The lifeguards who saw Bruce compensate for the longshore current took note, and Bruce passed the interview process with flying colors.
The first day of Lifeguard training, Bruce had to complete the same distance swim twice: once in the morning and once after lunch. This time, Bruce was more confident because of his persistent late night and early morning training though the winter and spring.
In the ten days of non-stop lifeguard and basic first responder medical training, Bruce saw more than 60 percent of his peers leave in tears or get sent home for lack of drive. Some were sent home for poor performance, bad test grades in the medical classes, or for some, what seemed to be immaturity.
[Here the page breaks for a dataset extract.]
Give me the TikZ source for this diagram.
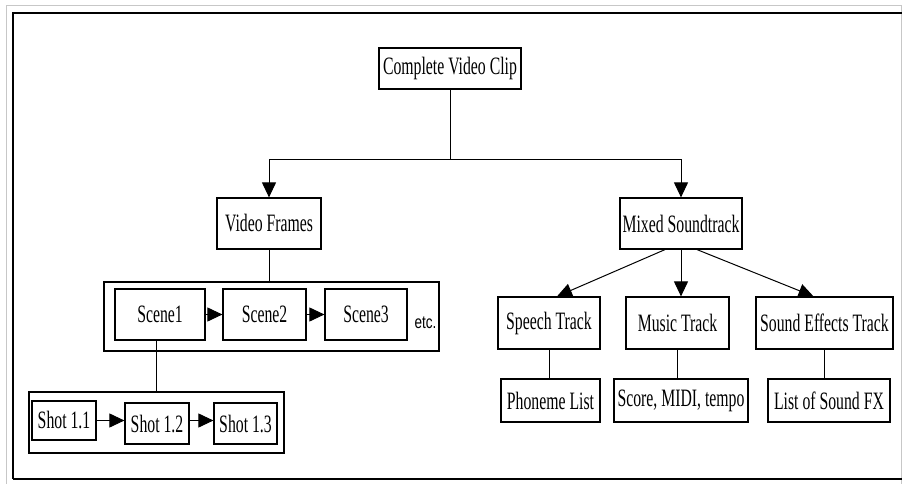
\documentclass[tikz,border=0pt]{standalone}
\usepackage{fontspec}
\setmainfont[FakeStretch=0.63]{Liberation Serif}
\newfontfamily\etcfont[FakeStretch=0.75]{Liberation Sans}
\usetikzlibrary{arrows.meta}
\begin{document}
\begin{tikzpicture}[x=1pt,y=-1pt,line width=1.2pt,
  box/.style={draw,inner sep=0pt,anchor=center,font=\fontsize{25}{27}\selectfont},
  holder/.style={draw,inner sep=0pt,anchor=center},
  arr/.style={-{Triangle[length=15pt,width=14pt]}},
  link/.style={line width=1pt}]
\useasboundingbox (0,0) rectangle (902,484);
\fill[white] (0,0) rectangle (902,484);
% page frame
\draw[black!22,line width=1pt] (6,484) -- (6,6) -- (902,6);
\draw[black!22,line width=1pt] (901,6) -- (901,484);
\draw[line width=2pt] (12.5,479) -- (12.5,13) -- (902,13);
\draw[line width=2pt] (12.5,479) -- (902,479);
% top
\node[box,minimum width=142,minimum height=41] (cvc) at (450,68.5) {Complete Video Clip};
\node[box,minimum width=104,minimum height=51] (vf) at (269,223.5) {Video Frames};
\node[box,minimum width=122,minimum height=51] (ms) at (681,223.5) {Mixed Soundtrack};
\coordinate (j) at (cvc.south |- 0,159);
\draw[link] (cvc.south) -- (j);
\draw[link,arr] (j) -| (vf.north);
\draw[link,arr] (j) -| (ms.north);
% scenes
\node[holder,minimum width=335,minimum height=69] (scbox) at (271.5,316.5) {};
\node[box,minimum width=90,minimum height=51] (s1) at (160,314.5) {Scene1};
\node[box,minimum width=83,minimum height=51] (s2) at (264.5,314.5) {Scene2};
\node[box,minimum width=82,minimum height=51] (s3) at (366,314.5) {Scene3};
\node[anchor=center,inner sep=0pt,font=\etcfont\fontsize{18}{20}\selectfont] (etc) at (425.5,323) {etc.};
\draw[link] (vf.south) -- (vf.south |- scbox.north);
\draw[link,arr] (s1.east) -- (s2.west);
\draw[link,arr] (s2.east) -- (s3.west);
% shots
\node[holder,minimum width=255,minimum height=61] (shbox) at (156.5,422.5) {};
\node[box,minimum width=64,minimum height=39] (sh1) at (64,420.5) {Shot 1.1};
\node[box,minimum width=64,minimum height=41] (sh2) at (157,423.5) {Shot 1.2};
\node[box,minimum width=63,minimum height=41] (sh3) at (245.5,423.5) {Shot 1.3};
\draw[link] (s1.south -| shbox.north) -- (shbox.north);
\draw[link,arr] (sh1.east) -- (sh2.west |- sh1.east);
\draw[link,arr] (sh2.east |- sh1.east) -- (sh3.west |- sh1.east);
% sound
\node[box,minimum width=102,minimum height=52] (sp) at (549,323) {Speech Track};
\node[box,minimum width=103,minimum height=52] (mu) at (677.5,323) {Music Track};
\node[box,minimum width=137,minimum height=52] (sfx) at (824.5,323) {Sound Effects Track};
\draw[link,arr] ([xshift=-16]ms.south) -- ([xshift=8]sp.north);
\draw[link,arr] (ms.south) -- (ms.south |- mu.north);
\draw[link,arr] ([xshift=16]ms.south) -- ([xshift=-11]sfx.north);
\node[box,minimum width=99,minimum height=43] (ph) at (550.5,400.5) {Phoneme List};
\node[box,minimum width=134,minimum height=43] (scr) at (681,400.5) {Score, MIDI, tempo};
\node[box,minimum width=122,minimum height=43] (lfx) at (829,400.5) {List of Sound FX};
\draw[link] (sp.south) -- (sp.south |- ph.north);
\draw[link] (mu.south) -- (mu.south |- scr.north);
\draw[link] (sfx.south) -- (sfx.south |- lfx.north);
\end{tikzpicture}
\end{document}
On the final day, Bruce was called told he would be one of the lucky few sitting in a lifeguard tower that summer, leaving him excited, exhausted, and nervous for the months ahead. On this day, Bruce realized that he was no longer a maturing grom; he was now a rookie lifeguard, well respected by friends and family.
Fourth of July is one of the heaviest days of the summer for lifeguarding if the surf is up. Bruce trained in high density towers for the first few weeks of summer with some of the best lifeguard and watermen on the southern coast to gear himself up for the Fourth of July, when he would be on his own. He even went to bed early the night before to be at work early to surf and feel fresh for the busy day ahead.
While surfing, Bruce noticed a large hole directly in front of his assigned tower. He had been around the ocean long enough to know that when the tide changed he would have his work cut out for him. Sure enough, when the tide changed, that little, innocent hole turned into the worst rip current on the beach.
Standing on the deck of his tower that busy day, Bruce began to grasp the great responsibility he was burdened with. He estimated over 800 people in his water alone. Bruce was nervous to make his first rescues, but he remembered some of the phrases they shoved down his throat during lifeguard training: “Be preventative!”; “When in doubt GO!”; “Spread the Red!”; and “Save the Baby”.
Making over 25 rescues that afternoon and eight medical aids, Bruce showed he had what it took and consistently proved himself. That year, Bruce was awarded the “Rookie of the Year” Award.